KEY DATA: Sales: +0.4%; Ex-Vehicles: 0%/ Import Prices: -0.5%; Nonfuel: 0%; Fuel: -4.3%; Export Prices: -0.6%; Farm: -2.5%
IN A NUTSHELL: “Consumers are still consuming, but at a somewhat lesser pace.”
WHAT IT MEANS: The broad shouldered consumer continues to spend, though it may be that the declining level of confidence is causing some easing in the exuberance. Retail sales rose more than expected in August but that was due to a surprisingly large jump in vehicle sales. It is tough to get a handle on vehicle demand since a number of large companies are no longer releasing monthly sales numbers, only quarterly ones. The Census Bureau does its own survey so it is not as impacted greatly by the change in practice. That said, it is good that households continue to purchase big-ticket items. People also bought heavily online, spruced up their homes and purchased lots of health care products and sporting goods. There was a sharp decline in gasoline purchases, but chalk that up to falling prices, which were off more than the drop in sales. There were some weak segments of the report. Apparently, households went on diets as sales of both food at home and away were down. General merchandise, clothing and furniture sales also declined. In general, though, this was a decent but not great report.

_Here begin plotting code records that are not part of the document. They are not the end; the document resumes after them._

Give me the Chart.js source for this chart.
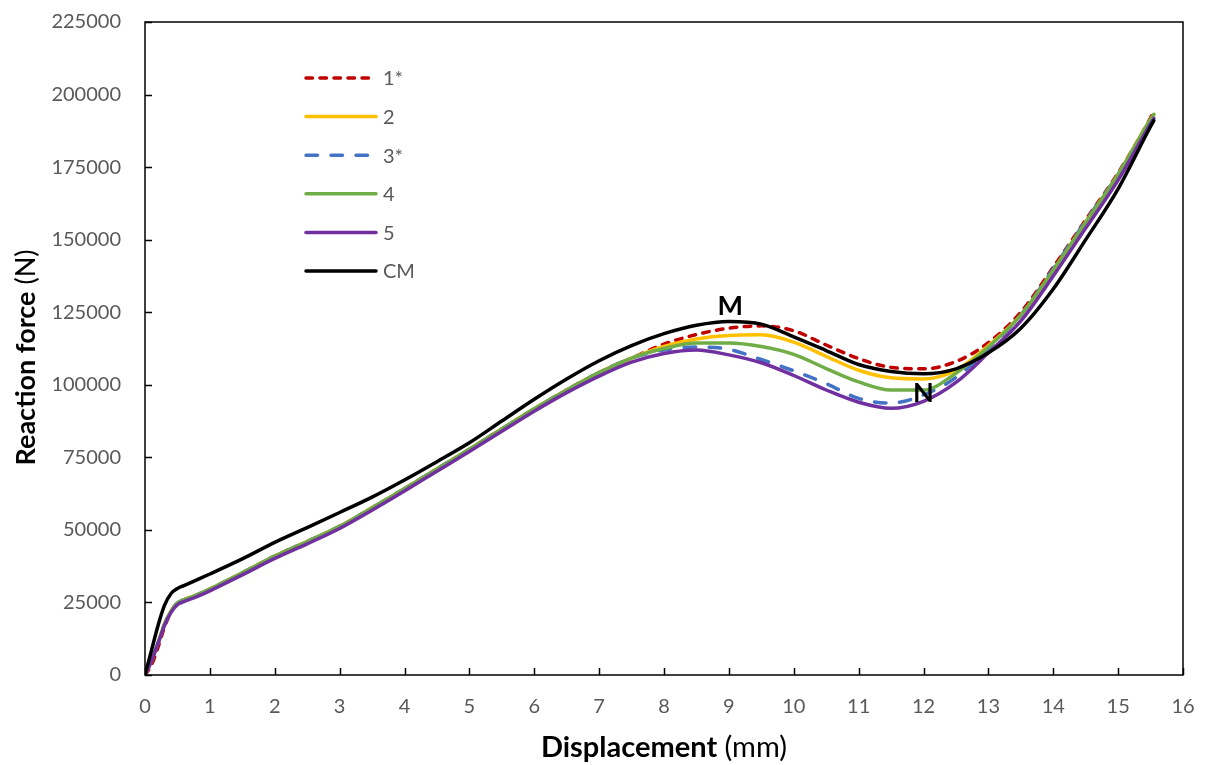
<!DOCTYPE html>
<html>
<head>
<meta charset="utf-8">
<script src="https://cdn.jsdelivr.net/npm/chart.js@4.4.1/dist/chart.umd.min.js"></script>
<style>
  html, body { margin: 0; padding: 0; background: #fff; }
  #wrap { width: 1205px; height: 765px; }
</style>
</head>
<body>
<div id="wrap"><canvas id="force" width="1205" height="765"></canvas></div>
<script>
// displacement (mm) shared by all curves
const DISP = [0, 0.1, 0.2, 0.3, 0.4, 0.5, 0.6, 0.8, 1, 1.5, 2, 2.5, 3, 3.5, 4, 4.5, 5, 5.5, 6, 6.5,
  7, 7.5, 8, 8.5, 9, 9.5, 10, 10.5, 11, 11.5, 12, 12.5, 13, 13.5, 14, 14.5, 15, 15.5, 15.55];

// reaction force (N)
const F1 = [0, 3500, 9500, 16500, 21800, 24800, 25900, 27600, 29600, 35200, 41000, 46000, 51200, 57600,
  64200, 71000, 77800, 84800, 91700, 98200, 104200, 109200, 114000, 117300, 119500, 120300, 118600,
  113700, 109000, 106000, 105500, 108000, 114500, 125000, 140500, 156800, 173000, 192000, 194300];
const F2 = [0, 5000, 11000, 17500, 22000, 24800, 25900, 27600, 29600, 35200, 41000, 46000, 51200, 57600,
  64200, 71000, 77800, 84800, 91700, 98200, 104200, 109200, 113200, 115800, 117000, 117200, 114700,
  109800, 105000, 102400, 102000, 105000, 113500, 124000, 139500, 156000, 172500, 191500, 193000];
const F3 = [0, 5000, 11000, 17500, 22000, 24800, 25900, 27600, 29600, 35200, 41000, 46000, 51200, 57600,
  64200, 71000, 77800, 84800, 91700, 98200, 104200, 109200, 112000, 113000, 112200, 108700, 104800,
  100400, 95300, 93700, 96500, 102500, 112500, 124000, 140000, 156500, 172500, 191000, 192600];
const F4 = [0, 5000, 11000, 17500, 22000, 24800, 25900, 27600, 29600, 35200, 41000, 46000, 51200, 57600,
  64200, 71000, 77800, 84800, 91700, 98200, 104200, 109200, 112500, 114400, 114400, 113200, 110500,
  105600, 101000, 98200, 98200, 104000, 113000, 124000, 139500, 156000, 172500, 191500, 193200];
const F5 = [0, 4800, 10800, 17000, 21500, 24200, 25300, 27000, 29000, 34500, 40200, 45200, 50500, 56800,
  63400, 70200, 77000, 84000, 90900, 97300, 103000, 107800, 110800, 112000, 110300, 107600, 103200,
  98200, 94000, 91900, 94300, 100800, 111000, 122000, 137500, 154000, 170500, 190000, 191800];
const FCM = [0, 8500, 17000, 24000, 28000, 29800, 30800, 32800, 34800, 40000, 45700, 50800, 56000, 61300,
  67200, 73500, 80000, 87500, 95000, 102000, 108300, 113500, 117600, 120500, 121800, 120900, 116500,
  111800, 107000, 104600, 103800, 105500, 111000, 119500, 133000, 150000, 167500, 189000, 191000];

const LABELS = ['1*', '2', '3*', '4', '5', 'CM'];
const VALUES = [F1, F2, F3, F4, F5, FCM];
const COLORS = ['#C00000', '#FFC000', '#4472C4', '#70AD47', '#7030A0', '#000000'];
const DASHES = [[6.5, 7.5], [], [11.5, 13.5], [], [], []];

// point annotations on the CM curve: [text, displacement, force at baseline]
const MARKS = [['M', 9.02, 124000], ['N', 12.0, 94100]];

const FONT = 'Lato, "Open Sans", sans-serif';
const GREY = '#595959';

const datasets = LABELS.map((lab, i) => ({
  label: lab,
  data: DISP.map((d, k) => ({ x: d, y: VALUES[i][k] })),
  borderColor: COLORS[i],
  borderWidth: 3.5,
  borderDash: DASHES[i],
  borderCapStyle: 'round',
  borderJoinStyle: 'round',
  pointRadius: 0,
  cubicInterpolationMode: 'monotone',
  fill: false,
  order: LABELS.length - i,
}));

// frame, inward ticks, legend, M/N tags and two-weight axis titles
const decor = {
  id: 'decor',
  afterDatasetsDraw(chart) {
    const { ctx, chartArea: a, scales: { x, y } } = chart;
    ctx.save();

    ctx.strokeStyle = '#000';
    ctx.lineWidth = 1.5;
    ctx.strokeRect(a.left, a.top, a.right - a.left, a.bottom - a.top);

    ctx.beginPath();
    y.ticks.forEach((t, i) => {
      const py = Math.round(y.getPixelForTick(i)) + 0.5;
      ctx.moveTo(a.left, py); ctx.lineTo(a.left + 7, py);
    });
    x.ticks.forEach((t, i) => {
      const px = Math.round(x.getPixelForTick(i)) + 0.5;
      ctx.moveTo(px, a.bottom); ctx.lineTo(px, a.bottom - 7);
    });
    ctx.stroke();

    // legend
    const lx = a.left + 161, ly = a.top + 56, step = 38.6;
    chart.data.datasets.forEach((ds, i) => {
      const cy = ly + i * step;
      ctx.beginPath();
      ctx.strokeStyle = ds.borderColor;
      ctx.lineWidth = ds.borderWidth;
      ctx.lineCap = 'round';
      ctx.setLineDash(ds.borderDash);
      ctx.moveTo(lx, cy); ctx.lineTo(lx + 70, cy);
      ctx.stroke();
      ctx.setLineDash([]);
      ctx.fillStyle = GREY;
      ctx.font = '20px ' + FONT;
      ctx.textAlign = 'left';
      ctx.textBaseline = 'middle';
      ctx.fillText(ds.label, lx + 77, cy + 1);
    });

    ctx.fillStyle = '#000';
    ctx.font = 'bold 27px ' + FONT;
    ctx.textAlign = 'center';
    ctx.textBaseline = 'alphabetic';
    MARKS.forEach(([t, d, f]) => ctx.fillText(t, x.getPixelForValue(d), y.getPixelForValue(f)));

    drawTitle(ctx, 'Displacement', ' (mm)', 29, (a.left + a.right) / 2, 757, 0);
    drawTitle(ctx, 'Reaction force', ' (N)', 27, 35, (a.top + a.bottom) / 2 + 9, -Math.PI / 2);
    ctx.restore();
  },
};

function drawTitle(ctx, bold, normal, size, cx, cy, rot) {
  ctx.save();
  ctx.translate(cx, cy);
  ctx.rotate(rot);
  ctx.fillStyle = '#000';
  ctx.textBaseline = 'alphabetic';
  ctx.textAlign = 'left';
  ctx.font = `bold ${size}px ${FONT}`;
  const wb = ctx.measureText(bold).width;
  ctx.font = `${size}px ${FONT}`;
  const wn = ctx.measureText(normal).width;
  const x0 = -(wb + wn) / 2;
  ctx.font = `bold ${size}px ${FONT}`;
  ctx.fillText(bold, x0, 0);
  ctx.font = `${size}px ${FONT}`;
  ctx.fillText(normal, x0 + wb, 0);
  ctx.restore();
}

new Chart(document.getElementById('force'), {
  type: 'line',
  data: { datasets },
  options: {
    responsive: false,
    animation: false,
    devicePixelRatio: 1,
    layout: { padding: { top: 22, right: 22, left: 0, bottom: 0 } },
    plugins: { legend: { display: false }, tooltip: { enabled: false } },
    scales: {
      x: {
        type: 'linear', min: 0, max: 16,
        grid: { display: false, drawTicks: false },
        border: { display: false },
        ticks: { stepSize: 1, padding: 20, color: GREY, font: { family: FONT, size: 20 }, maxRotation: 0 },
        afterFit: s => { s.height = 90; s.paddingLeft = 0; s.paddingRight = 0; },
      },
      y: {
        type: 'linear', min: 0, max: 225000,
        grid: { display: false, drawTicks: false },
        border: { display: false },
        ticks: { stepSize: 25000, padding: 24, color: GREY, font: { family: FONT, size: 20 },
          callback: v => String(v) },
        afterFit: s => { s.width = 145; s.paddingTop = 0; s.paddingBottom = 0; },
      },
    },
  },
  plugins: [decor],
});
</script>
</body>
</html>
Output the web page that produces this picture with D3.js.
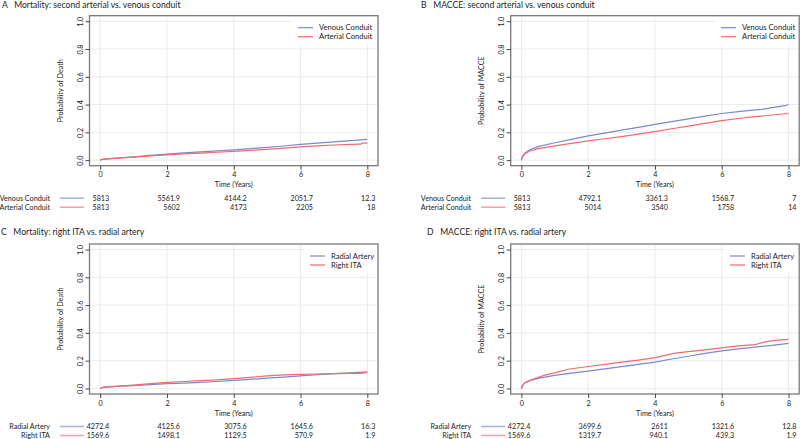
<!DOCTYPE html>
<html>
<head>
<meta charset="utf-8">
<script src="https://cdn.jsdelivr.net/npm/d3@7"></script>
<style>
  body { margin: 0; background: #fff; }
  text { font-family: Lato, "Open Sans", sans-serif; fill: #222; }
</style>
</head>
<body>
<script>
// ---- data ----
const timeTicks = [0, 2, 4, 6, 8];
const probTicks = [0, 0.2, 0.4, 0.6, 0.8, 1.0];

const titles = [
  "A   Mortality: second arterial vs. venous conduit",
  "B   MACCE: second arterial vs. venous conduit",
  "C   Mortality: right ITA vs. radial artery",
  "D   MACCE: right ITA vs. radial artery"
];
const yLabels = ["Probability of Death", "Probability of MACCE", "Probability of Death", "Probability of MACCE"];

const conduitGroups = ["Venous Conduit", "Arterial Conduit"];
const itaGroups = ["Radial Artery", "Right ITA"];

// [years, probability]
const aVenous = [[0, 0], [0.1, 0.008], [0.5, 0.015], [1, 0.024], [1.5, 0.034], [2, 0.044], [2.5, 0.052], [3, 0.06],
  [3.5, 0.067], [4, 0.074], [4.5, 0.083], [5, 0.092], [5.5, 0.102], [6, 0.113], [6.5, 0.122], [7, 0.131], [7.5, 0.141], [8, 0.15]];
const aArterial = [[0, 0], [0.1, 0.008], [0.5, 0.015], [1, 0.022], [1.5, 0.03], [2, 0.038], [2.5, 0.045], [3, 0.051],
  [3.5, 0.057], [4, 0.063], [4.5, 0.07], [5, 0.078], [5.5, 0.087], [6, 0.096], [6.5, 0.103], [7, 0.109], [7.5, 0.113],
  [7.8, 0.115], [7.85, 0.122], [8, 0.123]];

const bVenous = [[0, 0], [0.03, 0.025], [0.1, 0.05], [0.25, 0.075], [0.5, 0.097], [1, 0.125], [1.5, 0.15], [2, 0.175],
  [2.5, 0.195], [3, 0.216], [3.5, 0.236], [4, 0.257], [4.5, 0.277], [5, 0.297], [5.5, 0.317], [6, 0.336], [6.5, 0.35],
  [7, 0.362], [7.2, 0.366], [7.6, 0.382], [7.9, 0.392], [8, 0.401]];
const bArterial = [[0, 0], [0.03, 0.022], [0.1, 0.045], [0.25, 0.066], [0.5, 0.083], [1, 0.103], [1.5, 0.121], [2, 0.139],
  [2.5, 0.154], [3, 0.17], [3.5, 0.188], [4, 0.206], [4.5, 0.226], [5, 0.245], [5.5, 0.265], [6, 0.284], [6.5, 0.3],
  [7, 0.313], [7.5, 0.325], [8, 0.336]];

const cRadial = [[0, 0], [0.1, 0.008], [0.5, 0.014], [1, 0.02], [1.5, 0.027], [2, 0.034], [2.5, 0.039], [3, 0.044],
  [3.5, 0.05], [4, 0.058], [4.5, 0.066], [5, 0.074], [5.5, 0.082], [6, 0.09], [6.5, 0.099], [7, 0.106], [7.5, 0.112], [8, 0.12]];
const cRightIta = [[0, 0], [0.1, 0.01], [0.5, 0.016], [1, 0.024], [1.5, 0.034], [2, 0.043], [2.5, 0.05], [3, 0.056],
  [3.5, 0.061], [4, 0.07], [4.5, 0.08], [5, 0.091], [5.5, 0.098], [6, 0.102], [6.5, 0.104], [7, 0.106], [7.5, 0.108],
  [7.8, 0.109], [8, 0.115]];

const dRadial = [[0, 0], [0.03, 0.02], [0.1, 0.04], [0.25, 0.058], [0.5, 0.072], [1, 0.094], [1.5, 0.11], [2, 0.125],
  [2.5, 0.141], [3, 0.157], [3.5, 0.173], [4, 0.19], [4.5, 0.212], [5, 0.232], [5.5, 0.252], [6, 0.27], [6.5, 0.285],
  [7, 0.298], [7.5, 0.31], [8, 0.325]];
const dRightIta = [[0, 0], [0.03, 0.02], [0.1, 0.04], [0.3, 0.062], [0.7, 0.096], [1, 0.112], [1.4, 0.138], [2, 0.158],
  [2.5, 0.173], [3, 0.19], [3.5, 0.204], [4, 0.222], [4.6, 0.254], [5, 0.265], [5.5, 0.278], [6, 0.292], [6.5, 0.306],
  [7, 0.316], [7.3, 0.335], [7.6, 0.346], [8, 0.353]];

// numbers at risk at each time tick
const aRiskVenous = [5813, 5561.9, 4144.2, 2051.7, 12.3];
const aRiskArterial = [5813, 5602, 4173, 2205, 18];
const bRiskVenous = [5813, 4792.1, 3361.3, 1568.7, 7];
const bRiskArterial = [5813, 5014, 3540, 1758, 14];
const cRiskRadial = [4272.4, 4125.6, 3075.6, 1645.6, 16.3];
const cRiskRightIta = [1569.6, 1498.1, 1129.5, 570.9, 1.9];
const dRiskRadial = [4272.4, 3699.6, 2611, 1321.6, 12.8];
const dRiskRightIta = [1569.6, 1319.7, 940.1, 439.3, 1.9];

// ---- layout ----
const W = 800, H = 439;
const colors = ["#7c88cf", "#f5686f"];
const riskColors = ["#aab2e0", "#f6a2a7"];
const boxW = 288.5, boxH = 150;
const riskOffsets = [9, 13, 13, 12.5, 8];
const fs = "7.2px";

const panels = [
  { left: 89.5, top: 15.7, titleX: 2, titleY: 8, legendX: 298, groups: conduitGroups,
    curves: [aVenous, aArterial], risk: [aRiskVenous, aRiskArterial] },
  { left: 510.7, top: 15.7, titleX: 421, titleY: 8, legendX: 721, groups: conduitGroups,
    curves: [bVenous, bArterial], risk: [bRiskVenous, bRiskArterial] },
  { left: 89.5, top: 244, titleX: 1, titleY: 234.5, legendX: 310, groups: itaGroups,
    curves: [cRadial, cRightIta], risk: [cRiskRadial, cRiskRightIta] },
  { left: 510.7, top: 244, titleX: 427, titleY: 234.5, legendX: 730, groups: itaGroups,
    curves: [dRadial, dRightIta], risk: [dRiskRadial, dRiskRightIta] }
];

const svg = d3.select("body").append("svg").attr("width", W).attr("height", H);

const drawPanel = (p, i) => {
  const g = svg.append("g");
  const x = d3.scaleLinear().domain([-0.32, 8.32]).range([p.left, p.left + boxW]);
  const y = d3.scaleLinear().domain([-0.04, 1.04]).range([p.top + boxH, p.top]);
  const bottom = p.top + boxH;

  g.append("text").attr("x", p.titleX).attr("y", p.titleY)
    .style("font-size", "8.6px").style("white-space", "pre").text(titles[i]);

  // grid
  g.selectAll(".gx").data(timeTicks).join("line")
    .attr("x1", d => x(d)).attr("x2", d => x(d))
    .attr("y1", p.top).attr("y2", bottom)
    .style("stroke", "#ebebeb").style("stroke-width", 1);
  g.selectAll(".gy").data(probTicks).join("line")
    .attr("x1", p.left).attr("x2", p.left + boxW)
    .attr("y1", d => y(d)).attr("y2", d => y(d))
    .style("stroke", "#ebebeb").style("stroke-width", 1);

  // legend background
  const lgTop = p.top;
  g.append("rect")
    .attr("x", p.legendX - 6).attr("y", lgTop)
    .attr("width", p.left + boxW - (p.legendX - 6)).attr("height", 29)
    .attr("fill", "#fff");

  // curves
  const line = d3.line().x(d => x(d[0])).y(d => y(d[1]));
  p.curves.forEach((c, k) => {
    g.append("path").attr("d", line(c))
      .style("fill", "none").style("stroke", colors[k]).style("stroke-width", 1.2);
  });

  // legend
  p.groups.forEach((name, k) => {
    const ly = lgTop + 12 + k * 9;
    g.append("line").attr("x1", p.legendX).attr("x2", p.legendX + 15)
      .attr("y1", ly).attr("y2", ly)
      .style("stroke", colors[k]).style("stroke-width", 1.2);
    g.append("text").attr("x", p.legendX + 21).attr("y", ly + 2.7)
      .style("font-size", "7.6px").text(name);
  });

  // frame
  g.append("rect").attr("x", p.left).attr("y", p.top)
    .attr("width", boxW).attr("height", boxH)
    .style("fill", "none").style("stroke", "#7a7a7a").style("stroke-width", 1.3);

  // x axis
  const xa = g.append("g").attr("transform", `translate(0,${bottom})`)
    .call(d3.axisBottom(x).tickValues(timeTicks).tickFormat(d3.format("d")).tickSize(4).tickPadding(2.6));
  xa.select(".domain").remove();
  xa.selectAll(".tick line").style("stroke", "#444");
  xa.selectAll("text").style("font-size", fs).style("font-family", "Lato, sans-serif").attr("fill", "#222");

  // y axis (rotated labels)
  const ya = g.append("g").attr("transform", `translate(${p.left},0)`)
    .call(d3.axisLeft(y).tickValues(probTicks).tickFormat(d3.format(".1f")).tickSize(4));
  ya.select(".domain").remove();
  ya.selectAll(".tick line").style("stroke", "#444");
  ya.selectAll("text")
    .attr("x", null).attr("dy", null)
    .attr("text-anchor", "middle")
    .attr("transform", "translate(-6.5,0) rotate(-90)")
    .style("font-size", fs).style("font-family", "Lato, sans-serif").attr("fill", "#222");

  g.append("text")
    .attr("transform", `translate(${p.left - 26.5},${(p.top + bottom) / 2}) rotate(-90)`)
    .attr("text-anchor", "middle").style("font-size", fs).text(yLabels[i]);
  g.append("text").attr("x", (p.left + p.left + boxW) / 2).attr("y", bottom + 21.6)
    .attr("text-anchor", "middle").style("font-size", fs).text("Time (Years)");

  // risk table
  p.groups.forEach((name, k) => {
    const ry = bottom + 32.5 + k * 9;
    g.append("text").attr("x", p.left - 39.5).attr("y", ry + 2.6)
      .attr("text-anchor", "end").style("font-size", fs).text(name);
    g.append("line").attr("x1", p.left - 29.5).attr("x2", p.left - 5.5)
      .attr("y1", ry).attr("y2", ry)
      .style("stroke", riskColors[k]).style("stroke-width", 1.6);
    g.selectAll(null).data(p.risk[k]).join("text")
      .attr("x", (d, j) => x(timeTicks[j]) + riskOffsets[j])
      .attr("y", ry + 2.6)
      .attr("text-anchor", "end").style("font-size", fs)
      .text(d => String(d));
  });
};

panels.forEach(drawPanel);
</script>
</body>
</html>
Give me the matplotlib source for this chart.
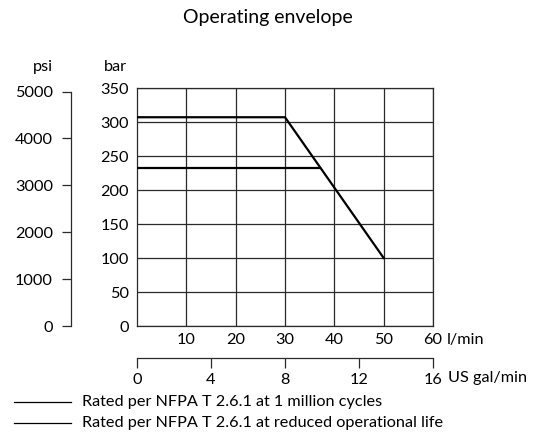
import numpy as np
import matplotlib
matplotlib.use("Agg")
import matplotlib.pyplot as plt

plt.rcParams["font.family"] = ["Lato", "DejaVu Sans"]

# data
flow_lpm_1m = [0, 30, 50]
pressure_bar_1m = [307, 307, 100]
flow_lpm_reduced = [0, 37.1]
pressure_bar_reduced = [233, 233]

bar_ticks = [0, 50, 100, 150, 200, 250, 300, 350]
lpm_ticks = [10, 20, 30, 40, 50, 60]
psi_ticks = [0, 1000, 2000, 3000, 4000, 5000]
gal_ticks = [0, 4, 8, 12, 16]

legend_labels = [
    "Rated per NFPA T 2.6.1 at 1 million cycles",
    "Rated per NFPA T 2.6.1 at reduced operational life",
]

BAR_TO_PSI = 14.5038
W, H = 533, 432
FS = 11.7

fig = plt.figure(figsize=(W / 100, H / 100), dpi=100)

left, right, bottom, top = 137, 433, 326, 88
ax = fig.add_axes([left / W, 1 - bottom / H, (right - left) / W, (bottom - top) / H])
ax.plot(flow_lpm_1m, pressure_bar_1m, color="black", lw=1.6, zorder=3)
ax.plot(flow_lpm_reduced, pressure_bar_reduced, color="black", lw=1.6, zorder=3)
ax.set_xlim(0, 60)
ax.set_ylim(0, 350)
ax.set_xticks(lpm_ticks)
ax.set_yticks(bar_ticks)
ax.grid(True, color="#2a2a2a", lw=0.9)
ax.tick_params(axis="x", length=0, labelsize=FS, pad=5)
ax.tick_params(axis="y", length=0, labelsize=FS, pad=6)
for s in ax.spines.values():
    s.set_linewidth(0.9)
    s.set_color("#2a2a2a")
ax.text(447 / W, 1 - 340 / H, "l/min", transform=fig.transFigure, fontsize=FS, va="center", ha="left")
ax.text(115 / W, 1 - 67 / H, "bar", transform=fig.transFigure, fontsize=FS, ha="center", va="center")

# psi axis
psi_x = 71
axp = fig.add_axes([psi_x / W, 1 - bottom / H, 0.01, (bottom - top) / H])
axp.set_ylim(0, 350 * BAR_TO_PSI)
axp.set_yticks(psi_ticks)
axp.set_xticks([])
for k in ["top", "right", "bottom"]:
    axp.spines[k].set_visible(False)
axp.spines["left"].set_bounds(0, 5000)
axp.spines["left"].set_linewidth(0.9)
axp.spines["left"].set_color("#2a2a2a")
axp.patch.set_visible(False)
axp.tick_params(axis="y", length=6.5, width=0.9, color="#2a2a2a", labelsize=FS, pad=6.5)
axp.text(43 / W, 1 - 67 / H, "psi", transform=fig.transFigure, fontsize=FS, ha="center", va="center")

# gallon axis
gal_y = 358
axg = fig.add_axes([left / W, 1 - gal_y / H, (right - left) / W, 0.01])
axg.set_xlim(0, 16)
axg.set_xticks(gal_ticks)
axg.set_yticks([])
for k in ["top", "right", "left"]:
    axg.spines[k].set_visible(False)
axg.spines["bottom"].set_linewidth(0.9)
axg.spines["bottom"].set_color("#2a2a2a")
axg.patch.set_visible(False)
axg.tick_params(axis="x", length=7, width=0.9, color="#2a2a2a", labelsize=FS, pad=3.5)
axg.text(448 / W, 1 - 378 / H, "US gal/min", transform=fig.transFigure, fontsize=FS, ha="left", va="center")

# title
fig.text(268 / W, 1 - 18 / H, "Operating envelope", fontsize=14, ha="center", va="center")

# legend
for i, lab in enumerate(legend_labels):
    y = 1 - (402 + 21 * i) / H
    fig.add_artist(plt.Line2D([14 / W, 71 / W], [y, y], color="black", lw=0.9))
    fig.text(82 / W, y, lab, fontsize=FS, ha="left", va="center")

fig.savefig("out.png", dpi=100)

On the inflation front, I am once again dusting off my microscope so I can see where inflation may be coming from. It is not from imports. Prices of foreign goods were down in August, led by a cratering of petroleum costs. Imported food prices eased back, capital goods costs were flat while vehicle and consumer goods prices moved up modestly. Basically, don’t look for imports (pre-tariff) to add to inflation. On the export side, the trade war battered farm sector saw its export prices fall sharply once again. That wiped out the gains posted in June and July. Businesses selling capital and consumer goods overseas saw their prices go nowhere while vehicle prices fell. MARKETS AND FED POLICY IMPLICATIONS:The more data that are released, the more it is clear that growth may have moderated but it hasn’t cratered. If the Fed were a “data-dependent” organization, it would have little reason to fear a recession. Actually, that is precisely what Fed Chair Powell said recently. So, why are the markets expecting a rate cut? Because, as I said, the Fed is no longer data-dependent.What it is depending on is anyone’s guess. Maybe it is fear of the equity markets not liking it if it doesn’t do what the equity markets want it to do. Maybe it is Jay Powell’s gut. It ain’t the data, that’s for sure. As for the markets, it is still all about the ebb and flow of the trade talks. The Chinese seem to be up to their usual tricks. They say they are willing to get married. They start walking down the aisle. But ultimately, they stop and say that they want to think it over more and walk away. They have done all of those during the eighteen months of the trade war and maybe this time it is different, but I will believe it when I see it. Yes, I am a cynic. The strategy of putting off doing what they don’t want to do has been successful for decades and with the latest Chinese economic data seemingly pointing to a stabilizing economy, the Chinese may be encouraged to start the marriage process again. Just don’t expect them to say “I do” anytime soon. At least I don’t expect that to happen. But hope springs eternal in the hearts and souls of investors, so any movement forward is received with open arms – and higher prices.